▸ Task objective:
Return only the lines from the top of the data down to the one that holds "from matplotlib.patches import Circle", both included, without any pictures.

__________________________________________________

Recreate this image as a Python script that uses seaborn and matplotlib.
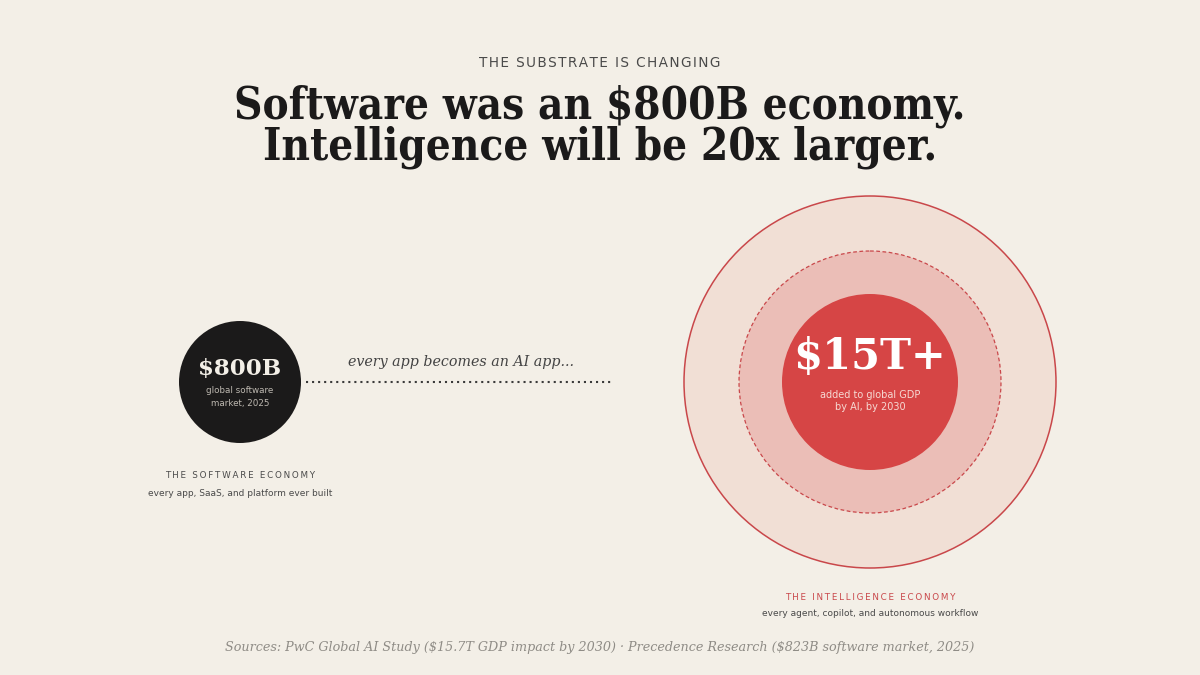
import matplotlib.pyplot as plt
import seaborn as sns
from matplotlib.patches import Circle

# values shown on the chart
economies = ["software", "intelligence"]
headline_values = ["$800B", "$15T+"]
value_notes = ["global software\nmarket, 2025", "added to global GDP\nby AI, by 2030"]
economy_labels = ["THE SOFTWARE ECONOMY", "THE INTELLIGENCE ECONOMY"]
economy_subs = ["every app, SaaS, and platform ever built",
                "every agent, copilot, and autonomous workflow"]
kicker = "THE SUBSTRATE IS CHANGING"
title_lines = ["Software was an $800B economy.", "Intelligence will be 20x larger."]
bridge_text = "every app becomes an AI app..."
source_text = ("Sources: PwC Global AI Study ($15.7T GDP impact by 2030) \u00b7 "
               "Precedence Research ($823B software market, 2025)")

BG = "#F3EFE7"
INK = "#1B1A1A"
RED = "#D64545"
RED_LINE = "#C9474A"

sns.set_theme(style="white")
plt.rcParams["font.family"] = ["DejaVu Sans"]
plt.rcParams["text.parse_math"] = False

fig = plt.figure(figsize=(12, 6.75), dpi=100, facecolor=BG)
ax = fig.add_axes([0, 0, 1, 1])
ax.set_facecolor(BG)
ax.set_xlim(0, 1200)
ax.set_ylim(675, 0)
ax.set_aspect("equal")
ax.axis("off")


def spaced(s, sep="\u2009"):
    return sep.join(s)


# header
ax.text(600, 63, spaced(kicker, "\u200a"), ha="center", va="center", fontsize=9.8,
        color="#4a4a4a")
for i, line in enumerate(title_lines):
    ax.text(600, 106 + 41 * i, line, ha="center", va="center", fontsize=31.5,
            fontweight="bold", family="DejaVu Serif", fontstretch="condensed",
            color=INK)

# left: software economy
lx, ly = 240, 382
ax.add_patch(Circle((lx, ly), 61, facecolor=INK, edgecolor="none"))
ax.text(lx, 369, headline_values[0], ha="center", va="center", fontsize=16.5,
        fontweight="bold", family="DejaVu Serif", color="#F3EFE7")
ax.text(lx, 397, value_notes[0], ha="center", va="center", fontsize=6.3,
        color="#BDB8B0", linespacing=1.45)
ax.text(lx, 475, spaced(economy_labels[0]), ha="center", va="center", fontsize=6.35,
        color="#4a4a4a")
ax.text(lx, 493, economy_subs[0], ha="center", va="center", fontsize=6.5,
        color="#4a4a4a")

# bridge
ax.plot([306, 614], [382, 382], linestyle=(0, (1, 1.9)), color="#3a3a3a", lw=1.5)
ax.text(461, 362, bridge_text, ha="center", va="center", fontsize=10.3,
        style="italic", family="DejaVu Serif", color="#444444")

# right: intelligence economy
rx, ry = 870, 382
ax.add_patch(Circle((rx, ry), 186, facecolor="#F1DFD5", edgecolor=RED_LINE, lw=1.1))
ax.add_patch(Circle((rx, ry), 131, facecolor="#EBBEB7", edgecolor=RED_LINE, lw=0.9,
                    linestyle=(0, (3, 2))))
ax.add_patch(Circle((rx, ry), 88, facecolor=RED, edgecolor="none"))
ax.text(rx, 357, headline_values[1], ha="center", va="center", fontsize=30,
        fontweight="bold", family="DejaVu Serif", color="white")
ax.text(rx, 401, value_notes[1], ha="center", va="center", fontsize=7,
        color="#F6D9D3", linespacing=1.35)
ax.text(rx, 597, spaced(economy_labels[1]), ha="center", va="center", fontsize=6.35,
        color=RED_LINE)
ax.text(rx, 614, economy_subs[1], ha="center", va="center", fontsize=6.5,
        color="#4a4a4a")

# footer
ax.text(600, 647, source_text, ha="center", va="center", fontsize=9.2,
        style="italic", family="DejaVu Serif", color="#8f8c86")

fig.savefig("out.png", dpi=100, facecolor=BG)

__________________________________________________

▸ Task solution:
Recreate this image as a Python script that uses seaborn and matplotlib.
import matplotlib.pyplot as plt
import seaborn as sns
from matplotlib.patches import Circle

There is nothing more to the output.